What will our chocolate future look like?
What could change look like? It will come from all directions. Most importantly, nature is giving us direct feedback by making cocoa more expensive, so all agricultural and social costs become fairly included into the price of chocolate. Meanwhile, public opinion and policies are demanding higher transparency and traceability of food products. In fact, at the very moment when high cocoa prices risk pushing cocoa expansion into pristine rainforests, the EU’s Deforestation-free products Regulation (EUDR) is planning to exclude products causing deforestation from European markets. So, the costs for traceability and sustainability, which companies like Original Beans and our customers have always shouldered as an extra responsibility, will finally be factored in as the normal costs of doing business. The playing field is levelling, and culinary professionals will get the chance to switch more easily from industrial chocolate to craft.
For consumers, the choices on the shelf will change. Higher cocoa prices will widen the gap between expensive chocolate and cheap candy. The latter category will be forced to further reduce cocoa content and discontinue filler chocolates. At some point, retailers should play their role and separate the shelves between chocolate and candy so that finally, consumers can recognise real chocolate and use the remaining price differentials to distinguish chocolate quality and provenance.
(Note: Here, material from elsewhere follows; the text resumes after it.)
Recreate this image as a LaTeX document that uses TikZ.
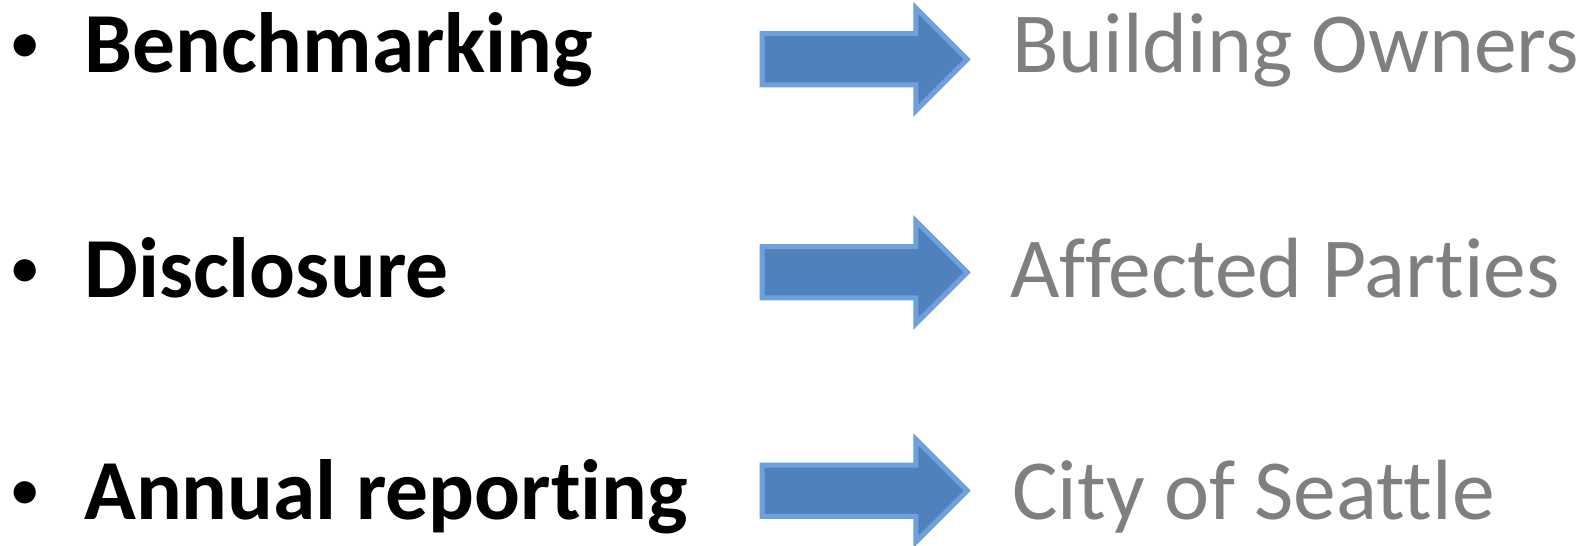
\documentclass[tikz,border=0pt]{standalone}
\usepackage{fontspec}
\setmainfont[Ligatures={NoCommon}]{Carlito}
\definecolor{arrowfill}{RGB}{79,129,189}
\definecolor{arrowedge}{RGB}{111,160,220}
\definecolor{graytext}{RGB}{127,127,127}
\tikzset{
  arrowshape/.style={fill=arrowfill,draw=arrowedge,line width=5pt,line join=miter},
  bulletmark/.style={inner sep=0pt,anchor=base west,font=\fontsize{63}{70}\selectfont},
  lefttext/.style={inner sep=0pt,anchor=base west,font=\fontsize{85.5}{95}\selectfont\bfseries},
  righttext/.style={inner sep=0pt,anchor=base west,text=graytext,font=\fontsize{85.5}{95}\selectfont}
}
\newcommand{\fatarrow}[1]{%
  \draw[arrowshape] (762,#1+25.65) -- (915.8,#1+25.65) -- (915.8,#1+51.4) -- (967.2,#1)
    -- (915.8,#1-51.4) -- (915.8,#1-25.65) -- (762,#1-25.65) -- cycle;}
\begin{document}
\begin{tikzpicture}[x=1pt,y=1pt]
\useasboundingbox (0,0) rectangle (1585,546);
% row 1
\node[bulletmark] (b1) at (9.5,482) {•};
\node[lefttext] (l1) at (84,473) {Benchmarking};
\fatarrow{486.7}
\node[righttext] (r1) at (1012,473) {Building Owners};
% row 2
\node[bulletmark] (b2) at (9.5,257) {•};
\node[lefttext] (l2) at (84,248) {Disclosure};
\fatarrow{273.7}
\node[righttext] (r2) at (1010,248) {Affected Parties};
% row 3
\node[bulletmark] (b3) at (9.5,35) {•};
\node[lefttext] (l3) at (84,26) {Annual reporting};
\fatarrow{55.3}
\node[righttext] (r3) at (1012,26) {City of Seattle};
\end{tikzpicture}
\end{document}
Already, we can see some big companies direct their strategies towards a more sustainable and thus more costly chocolate future. Much will rely on their willingness to do what’s good for the world in the long run, rather than what seems good for investors in the short term. If companies like Nestle, Mars, Mondelez, or Callebaut can envision a future which looks more sustainable and regenerative, then chocolate could lead the way to show that food can heal the future rather than stealing it. Nothing demonstrates better than the current cocoa crisis that we must regenerate what we consume. Together, we can make it happen.